Page MenuHomePhabricator

[buildbot, CUDA] Adjust GPU list for the tests on cuda-build-test-01
ClosedPublic

Authored by tra on Jul 20 2018, 2:23 PM.

Details

Summary

Recent drivers changed the way GPUs are enumerated, so we've been running
the tests on the wrong GPU which took ~45minutes.

Diff Detail

Repository
rL LLVM

Event Timeline

tra created this revision.Jul 20 2018, 2:23 PM

You don't want to pass in the GPU-deadbeef form from nvidia-smi -L so we don't have this problem?

tra added a comment.Jul 20 2018, 2:39 PM

I'm not confident that the GUIDS remain stable, either. I have no data to tell one way or another, though.
CUDA currently allows specifying enumeration order by PCI_ID or by 'fastest'.
If it becomes a problem I'll just force enumeration by PCI_ID, which should be somewhat more stable (though it may change on BIOS update or if I add/remove other PCIe devices).

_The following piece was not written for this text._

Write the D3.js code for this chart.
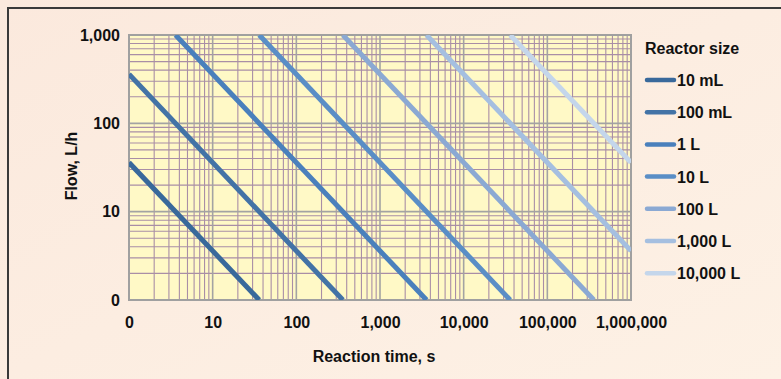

Another option would be to not include PTX in the binaries, so we'll know right away if we attempt to run the tests on the wrong GPU.

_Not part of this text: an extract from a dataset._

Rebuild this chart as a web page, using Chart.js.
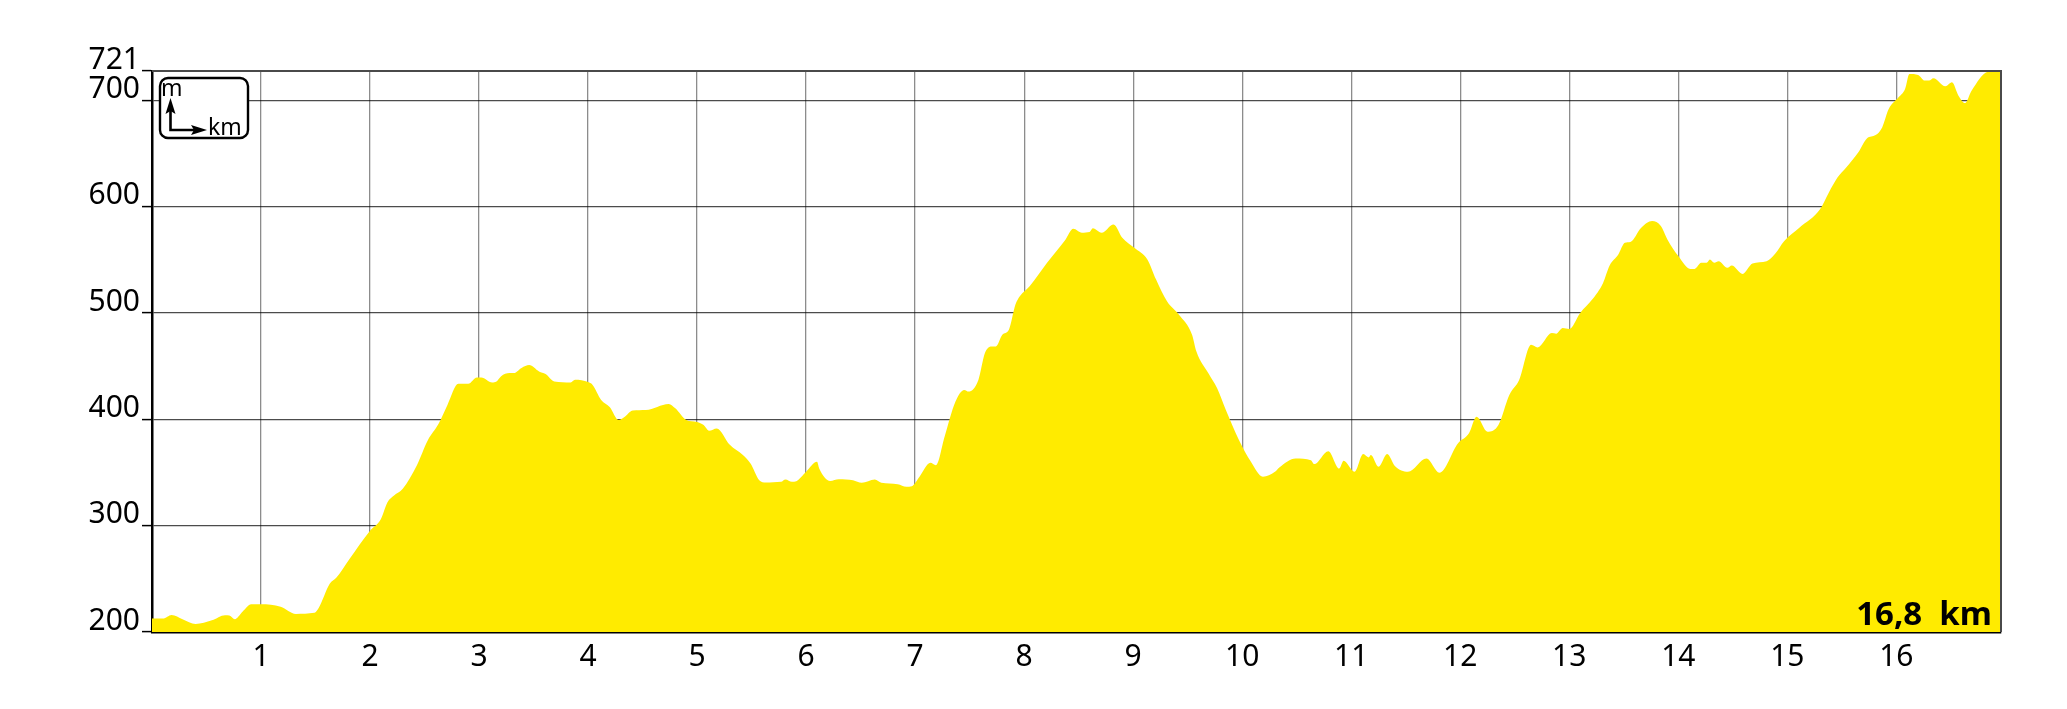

I'm not confident that the GUIDS remain stable, either. I have no data to tell one way or another, though.

That's a good point, but presumably if the GUIDs change, they're not going to *permute* and point to a different GPU. That is, the failure mode is noisy? Dunno if the same is true for pcid, but it's certainly not true for the integer identifiers.

tra updated this revision to Diff 156612.Jul 20 2018, 2:46 PM

Use GUIDs to identify GPUs.

tra added a comment.Jul 20 2018, 2:47 PM

OK. Updated the patch to use GUIDs.

jlebar accepted this revision.Jul 20 2018, 2:47 PM
This revision is now accepted and ready to land.Jul 20 2018, 2:47 PM
This revision was automatically updated to reflect the committed changes.